Information shown:

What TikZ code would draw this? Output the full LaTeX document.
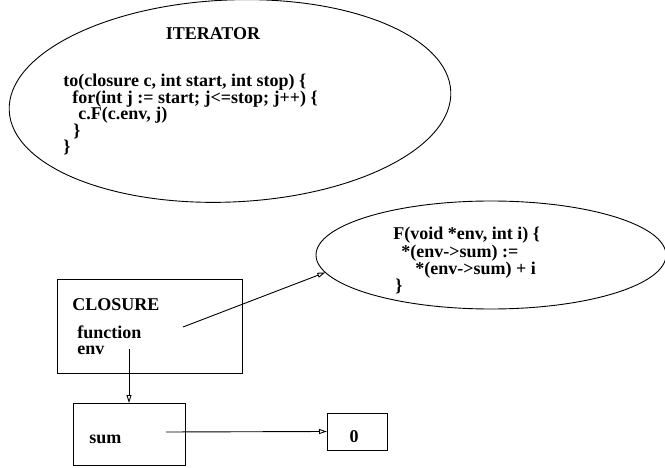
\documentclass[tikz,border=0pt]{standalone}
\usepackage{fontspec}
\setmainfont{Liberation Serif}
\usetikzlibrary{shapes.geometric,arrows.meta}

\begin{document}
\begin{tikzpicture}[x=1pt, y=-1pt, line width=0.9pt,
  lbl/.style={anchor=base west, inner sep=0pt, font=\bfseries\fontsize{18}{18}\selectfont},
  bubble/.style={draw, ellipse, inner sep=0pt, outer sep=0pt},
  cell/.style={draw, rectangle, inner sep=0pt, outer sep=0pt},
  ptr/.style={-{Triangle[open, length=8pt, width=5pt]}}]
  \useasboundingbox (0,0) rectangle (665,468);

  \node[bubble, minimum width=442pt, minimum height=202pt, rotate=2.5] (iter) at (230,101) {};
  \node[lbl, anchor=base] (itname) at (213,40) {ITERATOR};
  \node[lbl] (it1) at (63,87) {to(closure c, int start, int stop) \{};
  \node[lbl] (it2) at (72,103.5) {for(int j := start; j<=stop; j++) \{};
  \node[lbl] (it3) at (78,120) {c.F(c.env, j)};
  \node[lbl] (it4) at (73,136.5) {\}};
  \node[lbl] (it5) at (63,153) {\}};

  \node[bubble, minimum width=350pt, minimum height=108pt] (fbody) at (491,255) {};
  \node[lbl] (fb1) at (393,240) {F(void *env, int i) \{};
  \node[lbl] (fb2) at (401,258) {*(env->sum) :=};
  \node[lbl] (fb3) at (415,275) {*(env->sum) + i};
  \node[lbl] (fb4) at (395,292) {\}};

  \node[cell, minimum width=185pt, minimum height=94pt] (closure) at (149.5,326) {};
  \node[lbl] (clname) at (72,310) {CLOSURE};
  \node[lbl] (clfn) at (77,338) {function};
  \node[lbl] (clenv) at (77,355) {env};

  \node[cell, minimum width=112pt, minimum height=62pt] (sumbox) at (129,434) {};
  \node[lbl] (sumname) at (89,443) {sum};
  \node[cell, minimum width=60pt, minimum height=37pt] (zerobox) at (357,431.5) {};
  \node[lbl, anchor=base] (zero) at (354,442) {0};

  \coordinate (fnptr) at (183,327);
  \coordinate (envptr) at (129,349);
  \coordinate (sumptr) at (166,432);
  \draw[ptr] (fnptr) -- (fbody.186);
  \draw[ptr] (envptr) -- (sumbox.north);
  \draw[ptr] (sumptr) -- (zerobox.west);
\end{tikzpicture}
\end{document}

Exercise objective:
From the first line of the listing above, repeat every line through the one holding "(clenv) at (77,355)". Both ends count, and pictures stay out.

Written response:
What TikZ code would draw this? Output the full LaTeX document.
\documentclass[tikz,border=0pt]{standalone}
\usepackage{fontspec}
\setmainfont{Liberation Serif}
\usetikzlibrary{shapes.geometric,arrows.meta}

\begin{document}
\begin{tikzpicture}[x=1pt, y=-1pt, line width=0.9pt,
  lbl/.style={anchor=base west, inner sep=0pt, font=\bfseries\fontsize{18}{18}\selectfont},
  bubble/.style={draw, ellipse, inner sep=0pt, outer sep=0pt},
  cell/.style={draw, rectangle, inner sep=0pt, outer sep=0pt},
  ptr/.style={-{Triangle[open, length=8pt, width=5pt]}}]
  \useasboundingbox (0,0) rectangle (665,468);

  \node[bubble, minimum width=442pt, minimum height=202pt, rotate=2.5] (iter) at (230,101) {};
  \node[lbl, anchor=base] (itname) at (213,40) {ITERATOR};
  \node[lbl] (it1) at (63,87) {to(closure c, int start, int stop) \{};
  \node[lbl] (it2) at (72,103.5) {for(int j := start; j<=stop; j++) \{};
  \node[lbl] (it3) at (78,120) {c.F(c.env, j)};
  \node[lbl] (it4) at (73,136.5) {\}};
  \node[lbl] (it5) at (63,153) {\}};

  \node[bubble, minimum width=350pt, minimum height=108pt] (fbody) at (491,255) {};
  \node[lbl] (fb1) at (393,240) {F(void *env, int i) \{};
  \node[lbl] (fb2) at (401,258) {*(env->sum) :=};
  \node[lbl] (fb3) at (415,275) {*(env->sum) + i};
  \node[lbl] (fb4) at (395,292) {\}};

  \node[cell, minimum width=185pt, minimum height=94pt] (closure) at (149.5,326) {};
  \node[lbl] (clname) at (72,310) {CLOSURE};
  \node[lbl] (clfn) at (77,338) {function};
  \node[lbl] (clenv) at (77,355) {env};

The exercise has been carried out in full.